Federal Transit Administration Issues Guidance to Public Transportation Agencies on Implementing Americans with Disabilities Act
Contact: Valerie Berton
WASHINGTON – The U.S. Department of Transportation’s Federal Transit Administration (FTA) today published detailed guidance to transit agencies on how to comply with the Americans with Disabilities Act (ADA). Since the ADA became law in 1990, FTA has ensured that transit systems comply with the ADA’s provisions on public transportation, primarily through education and investigations of possible violations.
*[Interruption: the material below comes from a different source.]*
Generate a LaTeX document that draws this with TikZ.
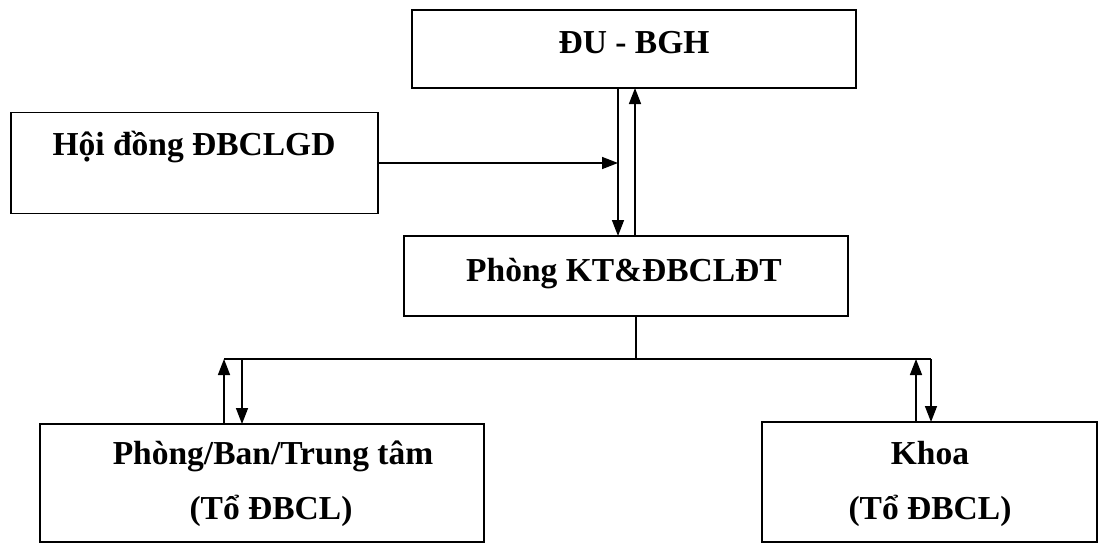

To enhance understanding of the Act, the new circular offers a user-friendly, one-stop resource on its requirements.
“We have made great progress in advancing accessible public transportation, but we still have work to do,” said U.S. Transportation Secretary Foxx. “We must ensure that Americans of all ages and abilities can access our nation's transportation system. Today's guidance reinforces our commitment to full implementation of the Americans with Disabilities Act.”
Public transit ridership increased 25 percent over the last 20 years, including a rise in the number of passengers with disabilities, according to DOT’s Beyond Traffic report. Transit agencies have made major capital investments to make nearly all of America’s busiest public transit stations accessible. Today, nearly all transit buses, light rail and heavy rail vehicles are ADA accessible, as well as two-thirds of rail transit stations.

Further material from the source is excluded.